# GIVEN REQUEST
Taking the data below, please print only the lines from the line holding "Clone this chart in Altair." to the line holding "import pandas as pd", inclusive, with pictures omitted.
──────────────────────────────
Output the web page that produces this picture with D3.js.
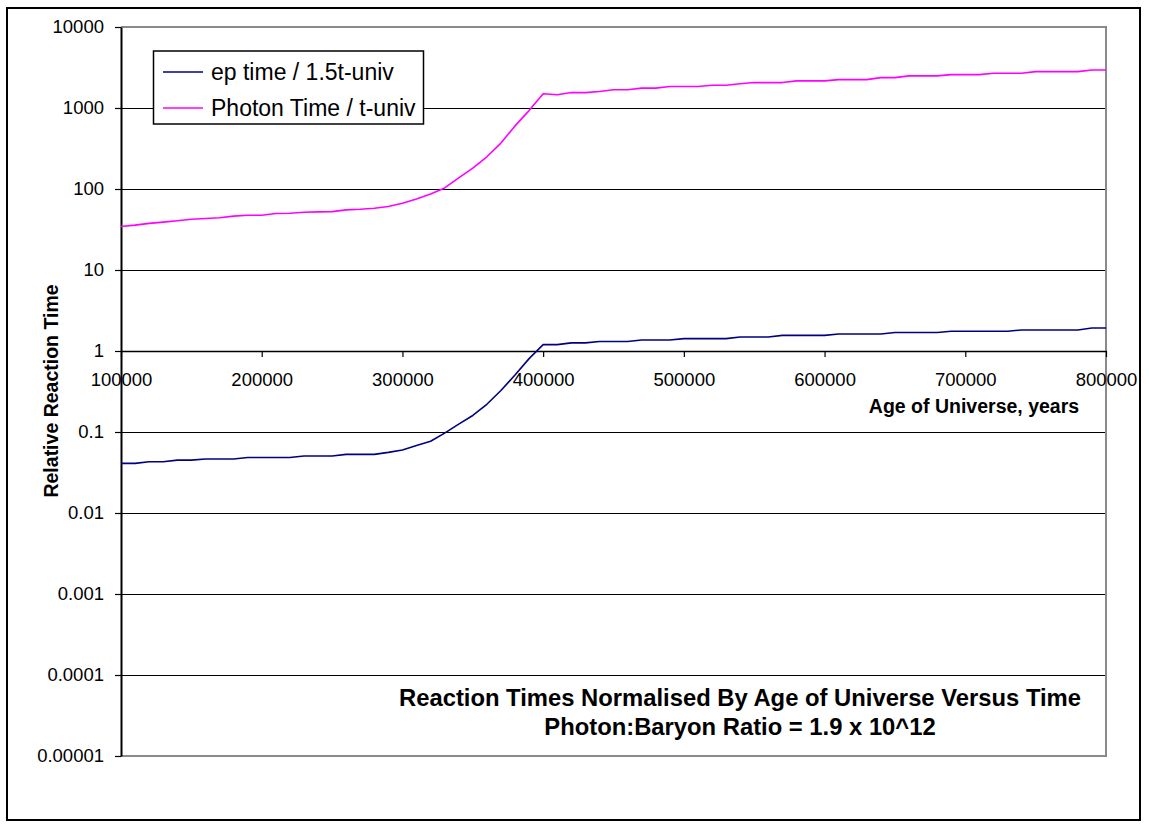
<!DOCTYPE html>
<html>
<head>
<meta charset="utf-8">
<script src="https://cdn.jsdelivr.net/npm/d3@7"></script>
<style>
  html, body { margin: 0; padding: 0; background: #fff; }
  svg { display: block; font-family: "Liberation Sans", Arial, sans-serif; }
</style>
</head>
<body>
<svg id="chart" width="1149" height="828"></svg>
<script>
// Age of universe (years), sampled every 10,000 years
const ages = [
  100000, 110000, 120000, 130000, 140000, 150000, 160000, 170000, 180000, 190000,
  200000, 210000, 220000, 230000, 240000, 250000, 260000, 270000, 280000, 290000,
  300000, 310000, 320000, 330000, 340000, 350000, 360000, 370000, 380000, 390000,
  400000, 410000, 420000, 430000, 440000, 450000, 460000, 470000, 480000, 490000,
  500000, 510000, 520000, 530000, 540000, 550000, 560000, 570000, 580000, 590000,
  600000, 610000, 620000, 630000, 640000, 650000, 660000, 670000, 680000, 690000,
  700000, 710000, 720000, 730000, 740000, 750000, 760000, 770000, 780000, 790000,
  800000
];

// e-p reaction time relative to 1.5 x age of universe
const epTime = [
  0.041, 0.041, 0.043, 0.043, 0.045, 0.045, 0.0465, 0.0465, 0.0465, 0.0485,
  0.0485, 0.0485, 0.0485, 0.0505, 0.0505, 0.0505, 0.053, 0.053, 0.053, 0.056,
  0.060, 0.068, 0.077, 0.097, 0.125, 0.16, 0.22, 0.325, 0.506, 0.805,
  1.2, 1.2, 1.26, 1.26, 1.31, 1.31, 1.31, 1.37, 1.37, 1.37,
  1.42, 1.42, 1.42, 1.42, 1.49, 1.49, 1.49, 1.56, 1.56, 1.56,
  1.56, 1.62, 1.62, 1.62, 1.62, 1.69, 1.69, 1.69, 1.69, 1.75,
  1.75, 1.75, 1.75, 1.75, 1.82, 1.82, 1.82, 1.82, 1.82, 1.92,
  1.92
];

// Photon reaction time relative to age of universe
const photonTime = [
  34.5, 35.8, 37.6, 39, 40.5, 42.4, 43.3, 44.1, 46.2, 47.5,
  47.5, 49.8, 50.2, 51.7, 52.2, 52.6, 55.2, 56.2, 57.9, 60.7,
  66.7, 75.4, 87, 103, 137, 181, 250, 369, 601, 929,
  1500, 1460, 1550, 1550, 1600, 1680, 1680, 1760, 1760, 1840,
  1840, 1840, 1910, 1910, 1990, 2060, 2060, 2060, 2160, 2160,
  2160, 2240, 2240, 2240, 2370, 2370, 2490, 2490, 2490, 2580,
  2580, 2580, 2690, 2690, 2690, 2810, 2810, 2810, 2810, 2950,
  2950
];

const seriesNames = ["ep time / 1.5t-univ", "Photon Time / t-univ"];
const seriesColors = ["#000080", "#ff00ff"];

const xTicks = [100000, 200000, 300000, 400000, 500000, 600000, 700000, 800000];
const yTicks = [1e-5, 1e-4, 1e-3, 1e-2, 1e-1, 1, 10, 100, 1000, 10000];
const yTickLabels = ["0.00001", "0.0001", "0.001", "0.01", "0.1", "1", "10", "100", "1000", "10000"];

const titleLines = [
  "Reaction Times Normalised By Age of Universe Versus Time",
  "Photon:Baryon Ratio = 1.9 x 10^12"
];
const xTitle = "Age of Universe, years";
const yTitle = "Relative Reaction Time";

const svg = d3.select("#chart");

// chart frame
svg.append("rect")
  .attr("x", 7).attr("y", 8).attr("width", 1133).attr("height", 812)
  .attr("fill", "#fff").attr("stroke", "#000").attr("stroke-width", 2);

const plot = { left: 121, right: 1106, top: 27, bottom: 756 };

const x = d3.scaleLinear().domain([100000, 800000]).range([plot.left, plot.right]);
const y = d3.scaleLog().domain([1e-5, 1e4]).range([plot.bottom, plot.top]);

// snap 1px lines to the pixel grid
const crisp = v => Math.round(v) + 0.5;

// horizontal gridlines at each decade
svg.append("g")
  .selectAll("line")
  .data(yTicks.filter(v => v > 1e-5 && v < 1e4))
  .join("line")
  .attr("x1", plot.left).attr("x2", plot.right)
  .attr("y1", d => crisp(y(d))).attr("y2", d => crisp(y(d)))
  .attr("stroke", "#000").attr("stroke-width", 1);

// plot area outline (top, right, bottom)
svg.append("path")
  .attr("d", `M${plot.left},${plot.top}H${plot.right}V${plot.bottom}H${plot.left}`)
  .attr("fill", "none").attr("stroke", "#8a8a8a").attr("stroke-width", 2);

// y axis
const yAxis = svg.append("g")
  .attr("transform", `translate(${plot.left},0)`)
  .call(d3.axisLeft(y)
    .tickValues(yTicks)
    .tickFormat((d, i) => yTickLabels[i])
    .tickSizeInner(6).tickSizeOuter(0).tickPadding(11));
yAxis.select(".domain").attr("stroke", "#000").attr("stroke-width", 2);
yAxis.selectAll(".tick line").attr("stroke", "#000").attr("stroke-width", 1.2);
yAxis.selectAll(".tick text")
  .attr("font-size", 18.5).attr("fill", "#000")
  .attr("font-family", "Liberation Sans, Arial, sans-serif");

// x axis crossing at y = 1
const xAxis = svg.append("g")
  .attr("transform", `translate(0,${y(1)})`)
  .call(d3.axisBottom(x)
    .tickValues(xTicks)
    .tickFormat(d3.format("d"))
    .tickSizeInner(6).tickSizeOuter(0).tickPadding(16));
xAxis.select(".domain").attr("stroke", "#000").attr("stroke-width", 1.5);
xAxis.selectAll(".tick line").attr("stroke", "#000").attr("stroke-width", 1.2);
xAxis.selectAll(".tick text")
  .attr("font-size", 18.5).attr("fill", "#000")
  .attr("font-family", "Liberation Sans, Arial, sans-serif");

// data lines
const series = [epTime, photonTime];
const line = d3.line()
  .x((d, i) => x(ages[i]))
  .y(d => y(d));

svg.append("g")
  .selectAll("path")
  .data(series)
  .join("path")
  .attr("d", d => line(d))
  .attr("fill", "none")
  .attr("stroke", (d, i) => seriesColors[i])
  .attr("stroke-width", 1.6)
  .attr("stroke-linejoin", "round");

// legend
const legend = svg.append("g");
legend.append("rect")
  .attr("x", 153.5).attr("y", 51).attr("width", 270).attr("height", 73)
  .attr("fill", "#fff").attr("stroke", "#000").attr("stroke-width", 1.5);
const legendRows = legend.selectAll("g.row")
  .data(seriesNames)
  .join("g")
  .attr("class", "row")
  .attr("transform", (d, i) => `translate(0,${72 + i * 36})`);
legendRows.append("line")
  .attr("x1", 163).attr("x2", 203).attr("y1", 0).attr("y2", 0)
  .attr("stroke", (d, i) => seriesColors[i]).attr("stroke-width", 1.6);
legendRows.append("text")
  .attr("x", 211).attr("y", 8)
  .attr("font-size", 23).attr("fill", "#000")
  .text(d => d);

// axis titles
svg.append("text")
  .attr("transform", "translate(58,391) rotate(-90)")
  .attr("text-anchor", "middle")
  .attr("font-size", 19.5).attr("font-weight", "bold")
  .text(yTitle);

svg.append("text")
  .attr("x", 974).attr("y", 413)
  .attr("text-anchor", "middle")
  .attr("font-size", 19.5).attr("font-weight", "bold")
  .text(xTitle);

// chart title inside the plot, lower right
svg.append("g")
  .selectAll("text")
  .data(titleLines)
  .join("text")
  .attr("x", 740)
  .attr("y", (d, i) => 706 + i * 29)
  .attr("text-anchor", "middle")
  .attr("font-size", 23.8).attr("font-weight", "bold")
  .text(d => d);
</script>
</body>
</html>
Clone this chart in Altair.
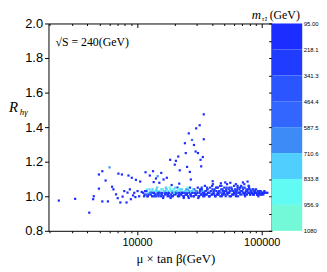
import altair as alt
import pandas as pd

# ---------------- data ----------------
sparse_x = [2360, 3190, 4140, 4450, 4500, 4950, 4950, 5270, 5270, 5600,
            5840, 6020, 6310, 6470, 6790, 7000, 7090, 7350, 7570, 7660,
            7900, 8240, 8390, 8540, 8760, 8920, 9080, 9300, 9500, 9700,
            9800, 10100, 10400, 10600, 10900,
            11700, 12660, 13440, 13600, 14190, 14640, 15100, 15650, 16320, 17340,
            18430, 18960, 20080, 20500, 21400, 21800, 22000, 24200, 24600, 25200,
            26000, 26500, 27000, 27600, 28600, 29500, 29800, 30800, 31800, 32300,
            32700, 33700, 34300, 34300, 40400, 51000, 47000, 56000, 62000, 77000]
sparse_y = [0.975, 0.985, 0.905, 0.983, 1.000, 1.044, 1.126, 1.145, 0.970, 1.091,
            0.970, 1.167, 1.055, 1.040, 1.011, 0.989, 1.131, 0.964, 1.126, 0.998,
            1.030, 0.964, 1.021, 1.120, 1.040, 0.983, 1.107, 1.005, 1.020, 0.995,
            1.095, 1.030, 1.000, 1.085, 1.025,
            1.139, 1.120, 1.145, 1.082, 1.103, 1.116, 1.078, 1.135, 1.097, 1.107,
            1.211, 1.065, 1.183, 1.205, 1.230, 1.073, 1.150, 1.307, 1.250, 1.170,
            1.364, 1.141, 1.097, 1.326, 1.297, 1.259, 1.393, 1.250, 1.411, 1.211,
            1.173, 1.227, 1.330, 1.474, 1.087, 1.080, 1.075, 1.078, 1.070, 1.085]
sparse_m = [120, 150, 200, 130, 180, 140, 160, 110, 190, 130,
            150, 620, 170, 140, 200, 160, 150, 130, 180, 140,
            120, 170, 150, 130, 190, 160, 140, 120, 170, 130,
            150, 160, 140, 180, 130,
            150, 170, 130, 200, 140, 600, 160, 190, 130, 150,
            140, 180, 160, 130, 170, 150, 140, 190, 160, 130,
            170, 150, 140, 500, 160, 180, 140, 160, 130, 150,
            190, 140, 170, 160, 150, 180, 140, 160, 150, 170]

band_a_x = [11200, 11500, 11800, 12100, 12300, 12600, 12900, 13100, 13400, 13600,
            13800, 14100, 14300, 14600, 14900, 15100, 15400, 15700, 15900, 16200,
            16500, 16800, 17000, 17300, 17600, 17900, 18100, 18500, 18800, 19100,
            19400, 19800, 20100, 20400, 20700, 21100, 21500, 21800, 22200, 22500,
            22900, 23300, 23700, 24100, 24500, 24900, 25300, 25700, 26100, 26600,
            27000, 27500, 27900, 28400, 28800, 29300, 29800, 30200, 30700, 31200,
            31700, 32300, 32800, 33400, 33900, 34500, 35000, 35600, 36200, 36800,
            37400, 38000, 38600, 39300, 39900, 40600, 41200, 41900, 42600, 43300,
            44000, 44800, 45500, 46300, 47000, 47800, 48500, 49400, 50100, 51000,
            51800, 52700, 53500, 54400, 55300, 56300, 57100, 58100, 59000, 60100,
            61000, 62100, 63000, 64100, 65100, 66200, 67200, 68400, 69500, 70700,
            71800, 73000, 74100, 75400, 76600, 77900, 79100, 80500, 81700, 83100,
            84400, 85900, 87200, 88700, 90100, 91700, 93100, 94700, 96200, 97900,
            99400, 101000, 103000, 105000, 108000, 111000, 12000, 14500, 16000, 18300]
band_a_y = [1.02, 1.01, 1.03, 1.00, 1.02, 1.04, 1.01, 1.03, 1.02, 1.00,
            1.03, 1.01, 1.04, 1.02, 1.00, 1.03, 1.01, 1.04, 1.02, 0.99,
            1.03, 1.01, 1.05, 1.02, 1.00, 1.03, 1.02, 1.04, 1.01, 1.03,
            1.00, 1.04, 1.02, 1.01, 1.03, 1.05, 1.02, 1.00, 1.03, 1.01,
            1.04, 1.02, 0.99, 1.03, 1.01, 1.04, 1.02, 1.00, 1.03, 1.05,
            1.01, 1.03, 1.02, 1.00, 1.04, 1.02, 1.01, 1.03, 1.05, 1.00,
            1.02, 1.04, 1.01, 1.03, 1.00, 1.02, 1.06, 1.03, 1.01, 1.04,
            1.02, 1.00, 1.05, 1.03, 1.01, 1.07, 1.02, 1.04, 1.00, 1.03,
            1.05, 1.01, 1.03, 1.06, 1.02, 1.00, 1.04, 1.02, 1.05, 1.01,
            1.03, 1.07, 1.02, 1.04, 1.00, 1.03, 1.05, 1.01, 1.03, 1.02,
            1.04, 1.00, 1.03, 1.05, 1.02, 1.04, 1.01, 1.06, 1.03, 1.08,
            1.02, 1.05, 1.01, 1.04, 1.03, 1.02, 1.05, 1.01, 1.03, 1.02,
            1.04, 1.01, 1.03, 1.02, 1.04, 1.01, 1.03, 1.02, 1.01, 1.03,
            1.02, 1.02, 1.01, 1.03, 1.02, 1.02, 1.04, 1.05, 1.04, 1.05]
band_a_m = [150, 220, 800, 130, 900, 750, 180, 850, 260, 140,
            950, 200, 820, 300, 160, 880, 240, 760, 120, 170,
            900, 210, 780, 330, 150, 860, 270, 940, 190, 720,
            140, 800, 260, 220, 870, 180, 310, 130, 920, 240,
            770, 350, 160, 840, 200, 690, 280, 150, 810, 230,
            190, 900, 310, 140, 260, 620, 210, 880, 180, 160,
            240, 300, 190, 740, 150, 330, 210, 280, 170, 250,
            200, 150, 260, 340, 180, 230, 560, 290, 140, 210,
            250, 170, 320, 220, 480, 160, 290, 200, 230, 180,
            310, 210, 150, 260, 190, 540, 230, 170, 280, 200,
            240, 160, 310, 180, 220, 280, 450, 200, 260, 190,
            150, 230, 520, 280, 170, 330, 210, 190, 240, 160,
            200, 260, 150, 310, 180, 220, 270, 160, 240, 190,
            210, 170, 250, 190, 230, 200, 900, 760, 830, 870]

band_b_x = [11400, 11900, 12400, 12800, 13200, 13700, 14200, 14700, 15200, 15800,
            16300, 16900, 17500, 18000, 18600, 19200, 19900, 20600, 21300, 22000,
            22700, 23500, 24300, 25100, 26000, 26800, 27700, 28600, 29500, 30500,
            31500, 32500, 33600, 34700, 35900, 37100, 38300, 39600, 40900, 42300,
            43700, 45100, 46600, 48200, 49800, 51400, 53100, 54900, 56700, 58600,
            60500, 62500, 64600, 66700, 68900, 71200, 73600, 76000, 78500, 81100,
            83800, 86600, 89400, 92400, 95400, 98600, 102000, 106000, 25500, 30000,
            36500, 44500, 52000, 60000, 67000, 72500, 78000, 86000, 20300, 17200]
band_b_y = [1.00, 1.03, 1.01, 1.02, 1.00, 1.02, 1.00, 1.01, 1.02, 1.01,
            1.00, 1.02, 1.01, 1.02, 0.99, 1.02, 1.01, 1.02, 1.00, 1.02,
            1.01, 1.00, 1.02, 1.01, 0.99, 1.01, 1.02, 1.00, 1.01, 1.02,
            1.00, 1.01, 1.02, 1.00, 1.01, 1.02, 1.00, 1.01, 1.02, 1.00,
            1.01, 1.02, 1.00, 1.01, 1.02, 1.00, 1.01, 1.02, 1.00, 1.01,
            1.02, 1.01, 1.00, 1.02, 1.01, 1.02, 1.00, 1.01, 1.02, 1.01,
            1.02, 1.01, 1.02, 1.01, 1.02, 1.01, 1.02, 1.02, 1.04, 1.03,
            1.04, 1.05, 1.04, 1.06, 1.05, 1.07, 1.06, 1.04, 1.05, 1.04]
band_b_m = [130, 240, 170, 210, 150, 190, 120, 260, 180, 140,
            200, 160, 230, 150, 180, 270, 140, 210, 170, 250,
            190, 150, 220, 280, 160, 240, 130, 200, 250, 170,
            210, 180, 150, 230, 190, 160, 270, 140, 220, 180,
            150, 240, 170, 200, 130, 260, 180, 210, 160, 230,
            190, 140, 250, 170, 220, 150, 200, 180, 240, 160,
            210, 170, 190, 230, 150, 200, 180, 220, 700, 240,
            280, 300, 220, 260, 190, 240, 600, 270, 780, 720]

band_c_x = [11600, 12200, 12700, 13300, 13900, 14400, 15000, 15600, 16100, 16700,
            17200, 17800, 18400, 19000, 19600, 20300, 20900, 21600, 22300, 23000,
            23800, 24600, 25400, 26300, 27200, 28100, 29000, 30000, 31000, 32000,
            33100, 34200, 35300, 36500, 37700, 39000, 40300, 41600, 43000, 44400,
            45900, 47400, 49000, 50600, 52300, 54000, 55800, 57700, 59600, 61600,
            63600, 65700, 67900, 70200, 72500, 74900, 77400, 80000, 82600, 85300,
            88100, 91000, 94000, 97100, 100300, 104000, 11900, 13000, 14000, 15300,
            16600, 18200, 19800, 21400, 23100, 25000, 27300, 29600, 32100, 34900,
            38000, 41300, 45000, 48800, 53000, 57500, 62500, 68000, 74000, 80300,
            87500, 95000, 33000, 40000, 47500, 55000, 64000, 71000, 79000, 92000]
band_c_y = [1.03, 1.00, 1.02, 1.04, 1.01, 1.03, 1.02, 1.00, 1.04, 1.02,
            1.04, 1.01, 1.03, 1.00, 1.04, 1.02, 1.03, 1.01, 1.04, 1.02,
            1.00, 1.03, 1.05, 1.02, 1.00, 1.04, 1.02, 1.03, 0.99, 1.03,
            1.04, 1.01, 1.03, 1.05, 1.00, 1.03, 1.04, 1.01, 1.05, 1.02,
            1.03, 1.04, 1.01, 1.03, 1.05, 1.02, 1.03, 1.04, 1.01, 1.03,
            1.04, 1.02, 1.03, 1.05, 1.01, 1.03, 1.04, 1.02, 1.03, 1.01,
            1.03, 1.02, 1.00, 1.03, 1.01, 1.02, 1.01, 1.02, 1.00, 1.01,
            1.03, 1.00, 1.02, 1.04, 1.02, 1.01, 1.03, 1.01, 1.04, 1.01,
            1.02, 1.03, 1.01, 1.03, 1.02, 1.04, 1.02, 1.03, 1.02, 1.04,
            1.02, 1.03, 1.05, 1.06, 1.06, 1.05, 1.06, 1.04, 1.06, 1.01]
band_c_m = [250, 180, 700, 820, 230, 760, 300, 150, 870, 280,
            780, 190, 850, 160, 900, 260, 730, 210, 830, 240,
            170, 770, 880, 290, 150, 810, 220, 600, 140, 260,
            310, 200, 280, 340, 170, 230, 300, 190, 260, 210,
            240, 300, 180, 270, 320, 200, 250, 290, 170, 230,
            280, 210, 250, 330, 180, 240, 300, 200, 260, 170,
            230, 200, 160, 250, 190, 210, 450, 520, 380, 560,
            820, 170, 740, 860, 200, 180, 760, 190, 280, 150,
            220, 260, 170, 240, 200, 300, 230, 250, 190, 280,
            210, 240, 330, 280, 310, 260, 290, 250, 300, 180]

cbar_ticks = [95, 218.1, 341.3, 464.4, 587.5, 710.6, 833.8, 956.9, 1080]
cbar_colors = ["#1b2dff", "#1f3cff", "#2a55ff", "#3366ff",
               "#3d8bf6", "#50cffe", "#62fbf4", "#73f9d7"]

x_ticks = [2000, 3000, 4000, 5000, 6000, 7000, 8000, 9000, 10000,
           20000, 30000, 40000, 50000, 60000, 70000, 80000, 90000, 100000]
y_ticks = [0.8, 1.0, 1.2, 1.4, 1.6, 1.8, 2.0]
y_minor = [0.8, 0.9, 1.0, 1.1, 1.2, 1.3, 1.4, 1.5, 1.6, 1.7, 1.8, 1.9, 2.0]

# ---------------- tables ----------------
df = pd.DataFrame({
    "x": sparse_x + band_a_x + band_b_x + band_c_x,
    "y": sparse_y + band_a_y + band_b_y + band_c_y,
    "m": sparse_m + band_a_m + band_b_m + band_c_m,
})
bands = pd.DataFrame({
    "lo": cbar_ticks[:-1],
    "hi": cbar_ticks[1:],
    "c": cbar_colors,
})

W, H, CW = 226, 210, 31
xscale = alt.Scale(type="log", domain=[1950, 120000], nice=False)
yscale = alt.Scale(domain=[0.8, 2.0], nice=False, zero=False)
major = "datum.value == 10000 || datum.value == 100000"

pts = alt.Chart(df).mark_square(size=5, opacity=1).encode(
    x=alt.X("x:Q", scale=xscale, axis=alt.Axis(
        orient="bottom", values=x_ticks, title=None, grid=False, domain=False,
        labelExpr=f"{major} ? format(datum.value, 'd') : ''",
        tickSize={"condition": {"test": major, "value": 4}, "value": 2},
        labelFontSize=11, labelPadding=2, labelFlush=False, labelOverlap=False)),
    y=alt.Y("y:Q", scale=yscale, axis=alt.Axis(
        orient="left", values=y_ticks, format=".1f", title=None, grid=False,
        domain=False, tickSize=4, labelFontSize=13, labelPadding=2)),
    color=alt.Color("m:Q", scale=alt.Scale(type="threshold", domain=cbar_ticks[1:-1],
                                           range=cbar_colors), legend=None),
)

inner = alt.Chart(df).mark_point(opacity=0).encode(
    x=alt.X("x:Q", scale=xscale, axis=alt.Axis(
        orient="bottom", offset=-H, values=x_ticks, labels=False, title=None,
        grid=False, domain=False,
        tickSize={"condition": {"test": major, "value": 4}, "value": 2})),
    y=alt.Y("y:Q", scale=yscale, axis=alt.Axis(
        orient="left", offset=-W, values=y_minor, labels=False, title=None,
        grid=False, domain=False, tickSize=3)),
)

serif = "Liberation Serif"


def label(text, x, y, size, italic=False, align="left"):
    return alt.Chart(pd.DataFrame({"t": [text]})).mark_text(
        font=serif, fontSize=size, fontStyle="italic" if italic else "normal",
        align=align, baseline="alphabetic", color="black"
    ).encode(x=alt.value(x), y=alt.value(y), text="t:N")


ann = label("√S = 240(GeV)", 7, 23, 12)
xt = label("μ × tan β(GeV)", 129, 243, 13, align="center")
yt1 = label("R", -40, 90, 15, italic=True)
yt2 = label("hγ", -29, 93, 9, italic=True)
ct1 = label("m", 206, -5, 13, italic=True)
ct2 = label("τ̃1", 216, -3, 7, italic=True)
ct3 = label("(GeV)", 224, -5, 12)

scatter = alt.layer(pts, inner, ann, xt, yt1, yt2, ct1, ct2, ct3).resolve_axis(
    x="independent", y="independent").properties(width=W, height=H)

cbar = alt.Chart(bands).mark_rect().encode(
    y=alt.Y("lo:Q", scale=alt.Scale(domain=[95, 1080], reverse=True, nice=False, zero=False),
            axis=alt.Axis(orient="right", values=cbar_ticks, format=".4r", ticks=False,
                          domain=False, grid=False, title=None, labelFontSize=6,
                          labelPadding=1, labelOverlap=False)),
    y2="hi:Q",
    x=alt.value(0), x2=alt.value(CW),
    color=alt.Color("c:N", scale=None),
).properties(width=CW, height=H, view=alt.ViewBackground(stroke="transparent"))

chart = alt.hconcat(scatter, cbar, spacing=0, bounds="flush").properties(
    padding={"left": 0, "top": -2, "right": 0, "bottom": 0}
).configure_view(stroke="black", strokeWidth=1).configure_axis(
    labelFont="Liberation Sans", labelColor="black", tickColor="black"
)

chart.save("out.html", embed_options={"renderer": "svg", "actions": False})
──────────────────────────────
# EXERCISE OUTPUT
Clone this chart in Altair.
import altair as alt
import pandas as pd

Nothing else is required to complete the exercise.